- _Given task_
For this exercise, repeat all of the material verbatim apart from its images.
*** Data
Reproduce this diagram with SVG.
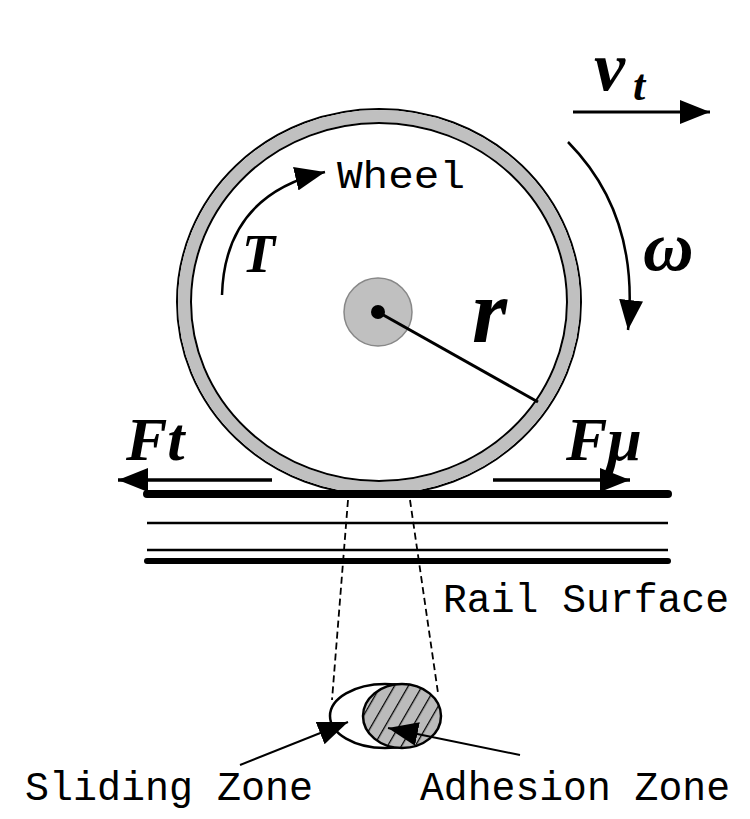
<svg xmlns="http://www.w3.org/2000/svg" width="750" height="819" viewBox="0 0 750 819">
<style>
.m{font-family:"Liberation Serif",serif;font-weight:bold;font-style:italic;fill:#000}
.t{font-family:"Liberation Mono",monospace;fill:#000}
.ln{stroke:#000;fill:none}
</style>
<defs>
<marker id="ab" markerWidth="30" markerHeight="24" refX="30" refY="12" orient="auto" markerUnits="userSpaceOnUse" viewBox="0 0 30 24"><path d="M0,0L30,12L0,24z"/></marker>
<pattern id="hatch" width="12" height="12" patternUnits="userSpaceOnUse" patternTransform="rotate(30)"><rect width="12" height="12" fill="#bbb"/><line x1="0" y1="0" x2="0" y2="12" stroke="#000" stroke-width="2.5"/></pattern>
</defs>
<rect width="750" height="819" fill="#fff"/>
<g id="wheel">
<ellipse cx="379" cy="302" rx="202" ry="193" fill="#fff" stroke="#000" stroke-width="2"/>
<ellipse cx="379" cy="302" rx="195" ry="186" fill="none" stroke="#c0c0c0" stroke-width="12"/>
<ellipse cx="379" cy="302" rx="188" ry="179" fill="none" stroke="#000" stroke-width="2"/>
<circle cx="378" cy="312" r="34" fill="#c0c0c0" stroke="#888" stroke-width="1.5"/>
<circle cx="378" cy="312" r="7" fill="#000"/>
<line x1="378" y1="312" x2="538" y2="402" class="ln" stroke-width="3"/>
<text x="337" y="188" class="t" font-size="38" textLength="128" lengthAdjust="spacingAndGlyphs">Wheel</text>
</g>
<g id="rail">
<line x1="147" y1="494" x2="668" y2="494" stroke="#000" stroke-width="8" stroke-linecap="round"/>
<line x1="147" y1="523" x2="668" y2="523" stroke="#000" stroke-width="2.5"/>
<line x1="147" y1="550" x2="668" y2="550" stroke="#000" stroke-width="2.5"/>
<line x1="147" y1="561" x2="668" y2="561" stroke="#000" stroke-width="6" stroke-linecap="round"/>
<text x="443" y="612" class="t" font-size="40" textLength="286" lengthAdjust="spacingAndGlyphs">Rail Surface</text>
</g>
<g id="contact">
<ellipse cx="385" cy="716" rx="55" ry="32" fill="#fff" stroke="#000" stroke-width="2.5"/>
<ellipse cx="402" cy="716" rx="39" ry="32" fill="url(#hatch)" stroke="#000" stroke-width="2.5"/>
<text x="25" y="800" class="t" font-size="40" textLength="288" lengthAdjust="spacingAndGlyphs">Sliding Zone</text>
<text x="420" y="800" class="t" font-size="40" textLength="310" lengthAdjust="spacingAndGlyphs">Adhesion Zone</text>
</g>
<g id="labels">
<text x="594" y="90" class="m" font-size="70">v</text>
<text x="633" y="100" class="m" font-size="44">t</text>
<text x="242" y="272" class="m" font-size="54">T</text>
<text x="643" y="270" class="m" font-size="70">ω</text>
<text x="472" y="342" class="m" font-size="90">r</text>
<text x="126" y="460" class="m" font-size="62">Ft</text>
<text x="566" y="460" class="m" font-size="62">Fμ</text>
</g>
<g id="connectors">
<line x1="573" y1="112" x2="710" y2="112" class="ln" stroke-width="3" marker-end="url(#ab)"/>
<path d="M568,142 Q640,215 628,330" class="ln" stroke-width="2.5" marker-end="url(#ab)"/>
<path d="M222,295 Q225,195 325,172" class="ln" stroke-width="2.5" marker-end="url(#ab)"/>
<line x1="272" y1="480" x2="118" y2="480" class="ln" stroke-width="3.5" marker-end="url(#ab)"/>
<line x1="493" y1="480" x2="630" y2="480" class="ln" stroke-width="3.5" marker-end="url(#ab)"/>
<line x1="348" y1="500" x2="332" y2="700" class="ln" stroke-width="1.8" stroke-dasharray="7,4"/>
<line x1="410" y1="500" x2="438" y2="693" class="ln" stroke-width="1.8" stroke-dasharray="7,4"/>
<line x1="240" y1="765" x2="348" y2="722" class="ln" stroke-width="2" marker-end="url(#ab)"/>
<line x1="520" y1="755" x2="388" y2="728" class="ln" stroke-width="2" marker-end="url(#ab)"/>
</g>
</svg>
******
- _Final answer_
Reproduce this diagram with SVG.
<svg xmlns="http://www.w3.org/2000/svg" width="750" height="819" viewBox="0 0 750 819">
<style>
.m{font-family:"Liberation Serif",serif;font-weight:bold;font-style:italic;fill:#000}
.t{font-family:"Liberation Mono",monospace;fill:#000}
.ln{stroke:#000;fill:none}
</style>
<defs>
<marker id="ab" markerWidth="30" markerHeight="24" refX="30" refY="12" orient="auto" markerUnits="userSpaceOnUse" viewBox="0 0 30 24"><path d="M0,0L30,12L0,24z"/></marker>
<pattern id="hatch" width="12" height="12" patternUnits="userSpaceOnUse" patternTransform="rotate(30)"><rect width="12" height="12" fill="#bbb"/><line x1="0" y1="0" x2="0" y2="12" stroke="#000" stroke-width="2.5"/></pattern>
</defs>
<rect width="750" height="819" fill="#fff"/>
<g id="wheel">
<ellipse cx="379" cy="302" rx="202" ry="193" fill="#fff" stroke="#000" stroke-width="2"/>
<ellipse cx="379" cy="302" rx="195" ry="186" fill="none" stroke="#c0c0c0" stroke-width="12"/>
<ellipse cx="379" cy="302" rx="188" ry="179" fill="none" stroke="#000" stroke-width="2"/>
<circle cx="378" cy="312" r="34" fill="#c0c0c0" stroke="#888" stroke-width="1.5"/>
<circle cx="378" cy="312" r="7" fill="#000"/>
<line x1="378" y1="312" x2="538" y2="402" class="ln" stroke-width="3"/>
<text x="337" y="188" class="t" font-size="38" textLength="128" lengthAdjust="spacingAndGlyphs">Wheel</text>
</g>
<g id="rail">
<line x1="147" y1="494" x2="668" y2="494" stroke="#000" stroke-width="8" stroke-linecap="round"/>
<line x1="147" y1="523" x2="668" y2="523" stroke="#000" stroke-width="2.5"/>
<line x1="147" y1="550" x2="668" y2="550" stroke="#000" stroke-width="2.5"/>
<line x1="147" y1="561" x2="668" y2="561" stroke="#000" stroke-width="6" stroke-linecap="round"/>
<text x="443" y="612" class="t" font-size="40" textLength="286" lengthAdjust="spacingAndGlyphs">Rail Surface</text>
</g>
<g id="contact">
<ellipse cx="385" cy="716" rx="55" ry="32" fill="#fff" stroke="#000" stroke-width="2.5"/>
<ellipse cx="402" cy="716" rx="39" ry="32" fill="url(#hatch)" stroke="#000" stroke-width="2.5"/>
<text x="25" y="800" class="t" font-size="40" textLength="288" lengthAdjust="spacingAndGlyphs">Sliding Zone</text>
<text x="420" y="800" class="t" font-size="40" textLength="310" lengthAdjust="spacingAndGlyphs">Adhesion Zone</text>
</g>
<g id="labels">
<text x="594" y="90" class="m" font-size="70">v</text>
<text x="633" y="100" class="m" font-size="44">t</text>
<text x="242" y="272" class="m" font-size="54">T</text>
<text x="643" y="270" class="m" font-size="70">ω</text>
<text x="472" y="342" class="m" font-size="90">r</text>
<text x="126" y="460" class="m" font-size="62">Ft</text>
<text x="566" y="460" class="m" font-size="62">Fμ</text>
</g>
<g id="connectors">
<line x1="573" y1="112" x2="710" y2="112" class="ln" stroke-width="3" marker-end="url(#ab)"/>
<path d="M568,142 Q640,215 628,330" class="ln" stroke-width="2.5" marker-end="url(#ab)"/>
<path d="M222,295 Q225,195 325,172" class="ln" stroke-width="2.5" marker-end="url(#ab)"/>
<line x1="272" y1="480" x2="118" y2="480" class="ln" stroke-width="3.5" marker-end="url(#ab)"/>
<line x1="493" y1="480" x2="630" y2="480" class="ln" stroke-width="3.5" marker-end="url(#ab)"/>
<line x1="348" y1="500" x2="332" y2="700" class="ln" stroke-width="1.8" stroke-dasharray="7,4"/>
<line x1="410" y1="500" x2="438" y2="693" class="ln" stroke-width="1.8" stroke-dasharray="7,4"/>
<line x1="240" y1="765" x2="348" y2="722" class="ln" stroke-width="2" marker-end="url(#ab)"/>
<line x1="520" y1="755" x2="388" y2="728" class="ln" stroke-width="2" marker-end="url(#ab)"/>
</g>
</svg>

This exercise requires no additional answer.